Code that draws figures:
(begin)

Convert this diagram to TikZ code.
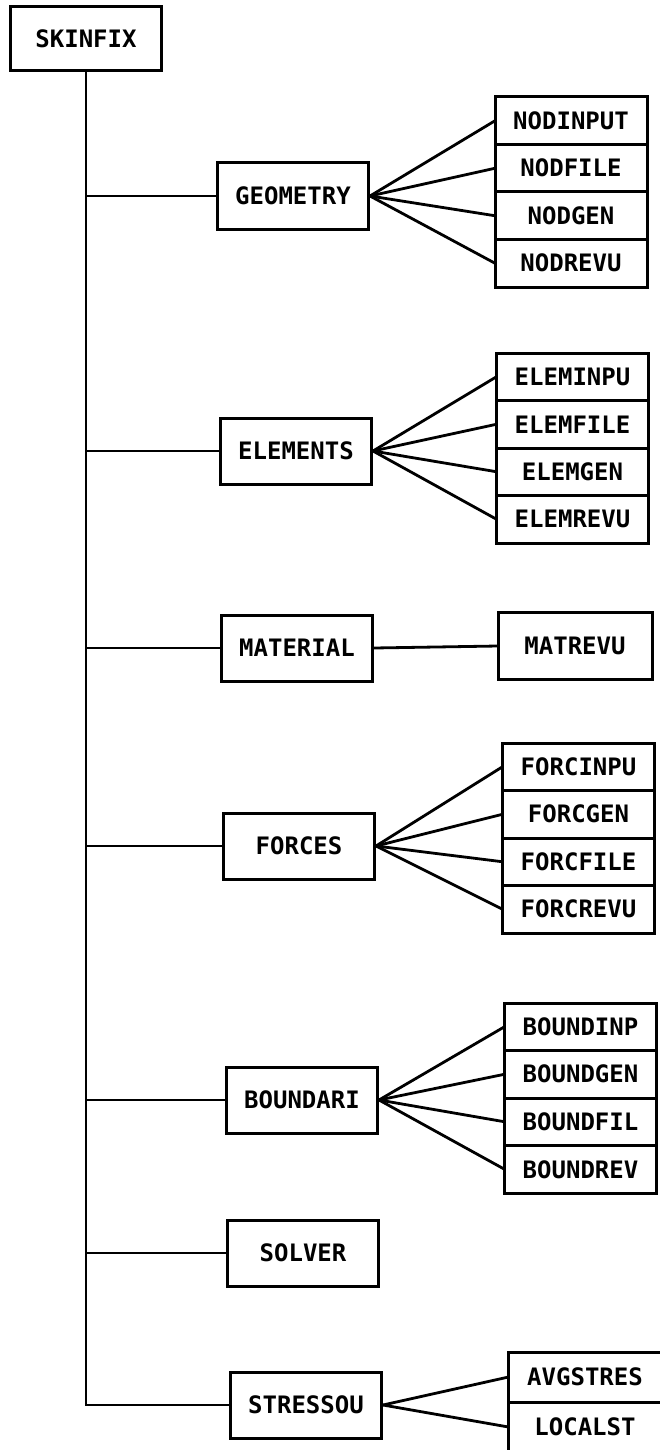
\documentclass[tikz,border=0pt]{standalone}
\usepackage{fontspec}
\setmonofont{DejaVu Sans Mono}
\usepackage{tikz}
\usetikzlibrary{positioning}

\begin{document}
\begin{tikzpicture}[
  x=1pt,y=-1pt,
  font=\fontsize{24}{27}\selectfont\ttfamily\bfseries,
  prog/.style={draw,line width=3pt,fill=white,minimum width=151pt,minimum height=66pt,inner sep=0pt},
  sub/.style={draw,line width=3pt,fill=white,minimum width=152pt,minimum height=47.5pt,inner sep=0pt,outer sep=0pt},
  link/.style={line width=2.8pt,line join=miter}
]
  \useasboundingbox (0,0) rectangle (659,1450);

  % main program and its modules
  \node[prog,minimum height=64pt] (skinfix) at (86,39) {SKINFIX};
  \node[prog] (geometry) at (293,196) {GEOMETRY};
  \node[prog] (elements) at (296,451) {ELEMENTS};
  \node[prog] (material) at (297,648) {MATERIAL};
  \node[prog] (forces)   at (299,846) {FORCES};
  \node[prog] (boundari) at (302,1100) {BOUNDARI};
  \node[prog] (solver)   at (303,1253) {SOLVER};
  \node[prog] (stressou) at (306,1405) {STRESSOU};

  % subroutines
  \node[sub] (nodinput) at (571,120.75) {NODINPUT};
  \node[sub,below=0pt of nodinput] (nodfile) {NODFILE};
  \node[sub,below=0pt of nodfile] (nodgen) {NODGEN};
  \node[sub,below=0pt of nodgen] (nodrevu) {NODREVU};

  \node[sub] (eleminpu) at (572.5,376.75) {ELEMINPU};
  \node[sub,below=0pt of eleminpu] (elemfile) {ELEMFILE};
  \node[sub,below=0pt of elemfile] (elemgen) {ELEMGEN};
  \node[sub,below=0pt of elemgen] (elemrevu) {ELEMREVU};

  \node[sub,minimum width=154pt,minimum height=67pt] (matrevu) at (575,646) {MATREVU};

  \node[sub] (forcinpu) at (578.5,766.75) {FORCINPU};
  \node[sub,below=0pt of forcinpu] (forcgen) {FORCGEN};
  \node[sub,below=0pt of forcgen] (forcfile) {FORCFILE};
  \node[sub,below=0pt of forcfile] (forcrevu) {FORCREVU};

  \node[sub] (boundinp) at (580.5,1026.75) {BOUNDINP};
  \node[sub,below=0pt of boundinp] (boundgen) {BOUNDGEN};
  \node[sub,below=0pt of boundgen] (boundfil) {BOUNDFIL};
  \node[sub,below=0pt of boundfil] (boundrev) {BOUNDREV};

  \node[sub,minimum width=153pt,minimum height=50pt] (avgstres) at (585,1377) {AVGSTRES};
  \node[sub,minimum width=153pt,minimum height=50pt,below=0pt of avgstres] (localst) {LOCALST};

  % trunk and branches
  \draw[link] (skinfix.south) -- (skinfix.south |- stressou.west) -- (stressou.west);
  \foreach \p in {geometry,elements,material,forces,boundari,solver}
    \draw[link] (skinfix.south |- \p.west) -- (\p.west);

  \foreach \c in {nodinput,nodfile,nodgen,nodrevu}
    \draw[link] (geometry.east) -- (\c.west);
  \foreach \c in {eleminpu,elemfile,elemgen,elemrevu}
    \draw[link] (elements.east) -- (\c.west);
  \draw[link] (material.east) -- (matrevu.west);
  \foreach \c in {forcinpu,forcgen,forcfile,forcrevu}
    \draw[link] (forces.east) -- (\c.west);
  \foreach \c in {boundinp,boundgen,boundfil,boundrev}
    \draw[link] (boundari.east) -- (\c.west);
  \foreach \c in {avgstres,localst}
    \draw[link] (stressou.east) -- (\c.west);
\end{tikzpicture}
\end{document}
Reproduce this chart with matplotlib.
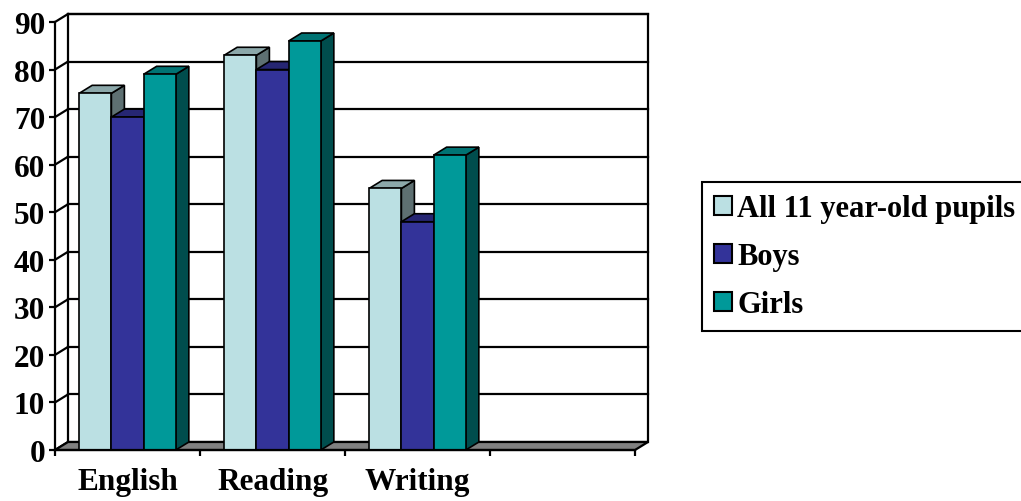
import matplotlib
matplotlib.use('Agg')
import matplotlib.pyplot as plt
from matplotlib.patches import Polygon, Patch

# data
categories = ['English', 'Reading', 'Writing', '']
series_names = ['All 11 year-old pupils', 'Boys', 'Girls']
all_pupils = [75, 83, 55]
boys = [70, 80, 48]
girls = [79, 86, 62]
y_ticks = [0, 10, 20, 30, 40, 50, 60, 70, 80, 90]

# face colours: front, top, side
face_colors = ['#BBE0E3', '#333399', '#009999']
top_colors = ['#8CA8AA', '#262673', '#007373']
side_colors = ['#5E7072', '#1A1A4D', '#004D4D']

plt.rcParams['font.family'] = ['Liberation Serif', 'DejaVu Serif']
plt.rcParams['font.weight'] = 'bold'
FS = 22.5
FS_LEG = 22

fig = plt.figure(figsize=(10.21, 5.02), dpi=100)
ax = fig.add_axes([55 / 1021, 51 / 502, 580 / 1021, 428 / 502])
ax.set_xlim(0, len(categories))
ax.set_ylim(0, 90)

# oblique depth offset in data units
DX = 13 / 145
DY = 8 / 4.75
LW = 1.6
n_cat = len(categories)


def poly(pts, fc, z, lw=LW):
    ax.add_patch(Polygon(pts, closed=True, facecolor=fc, edgecolor='black',
                         linewidth=lw, zorder=z, clip_on=False, joinstyle='miter'))


# back wall
poly([(DX, DY), (n_cat + DX, DY), (n_cat + DX, 90 + DY), (DX, 90 + DY)], 'white', 1)
for v in y_ticks[1:]:
    ax.plot([DX, n_cat + DX], [v + DY, v + DY], color='black', lw=LW, zorder=1.5, clip_on=False)
# left wall lines
for v in y_ticks:
    ax.plot([0, DX], [v, v + DY], color='black', lw=LW, zorder=1.5, clip_on=False)
# floor
poly([(0, 0), (n_cat, 0), (n_cat + DX, DY), (DX, DY)], '#808080', 2)

# bars
w = 1 / (3 + 1.5)
series = [all_pupils, boys, girls]
for i in range(len(all_pupils)):
    for s, vals in enumerate(series):
        x0 = i + 0.75 * w + s * w
        x1 = x0 + w
        h = vals[i]
        z = 3 + i * 3 + s
        poly([(x1, 0), (x1 + DX, DY), (x1 + DX, h + DY), (x1, h)], side_colors[s], z, lw=1.2)
        poly([(x0, h), (x1, h), (x1 + DX, h + DY), (x0 + DX, h + DY)], top_colors[s], z, lw=1.2)
        poly([(x0, 0), (x1, 0), (x1, h), (x0, h)], face_colors[s], z, lw=1.2)

# axes styling
for side in ['top', 'right']:
    ax.spines[side].set_visible(False)
for side in ['left', 'bottom']:
    ax.spines[side].set_linewidth(LW)
    ax.spines[side].set_zorder(20)
ax.set_facecolor('none')
ax.set_yticks(y_ticks)
ax.set_yticklabels([str(v) for v in y_ticks], fontsize=FS, fontweight='bold')
ax.set_xticks(range(n_cat + 1))
ax.set_xticklabels([])
ax.set_xticks([i + 0.5 for i in range(n_cat)], minor=True)
ax.set_xticklabels(categories, minor=True, fontsize=FS, fontweight='bold')
ax.tick_params(axis='both', which='major', length=4, width=LW, direction='out')
ax.tick_params(axis='y', pad=3)
ax.tick_params(axis='x', which='minor', length=0, pad=12)

# legend
handles = [Patch(facecolor=c, edgecolor='black', linewidth=1.5) for c in face_colors]
leg = fig.legend(handles, series_names, loc='upper left',
                 bbox_to_anchor=(702 / 1021, 1 - 183 / 502),
                 prop={'weight': 'bold', 'size': FS_LEG},
                 frameon=True, fancybox=False, framealpha=1,
                 handlelength=0.58, handleheight=0.58, handletextpad=0.18,
                 labelspacing=0.62, borderpad=0.4, borderaxespad=0)
leg.get_frame().set_edgecolor('black')
leg.get_frame().set_linewidth(1.5)

fig.savefig('out.png', dpi=100)
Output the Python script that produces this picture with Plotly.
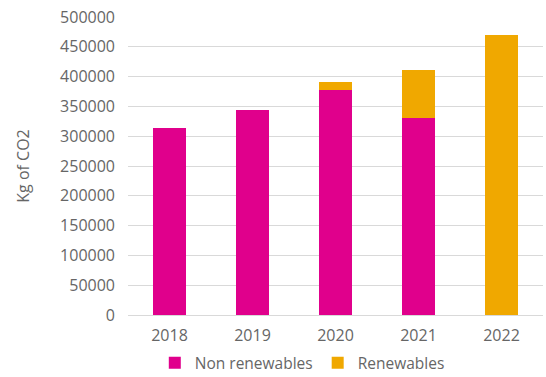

(end)

Leave the pictures out, and transcribe exactly the lines above starting at the one that contains "Reproduce this chart with matplotlib." and ending at the one that contains "from matplotlib.patches import Polygon, Patch".

**SOLUTION TO THE PROBLEM**
Reproduce this chart with matplotlib.
import matplotlib
matplotlib.use('Agg')
import matplotlib.pyplot as plt
from matplotlib.patches import Polygon, Patch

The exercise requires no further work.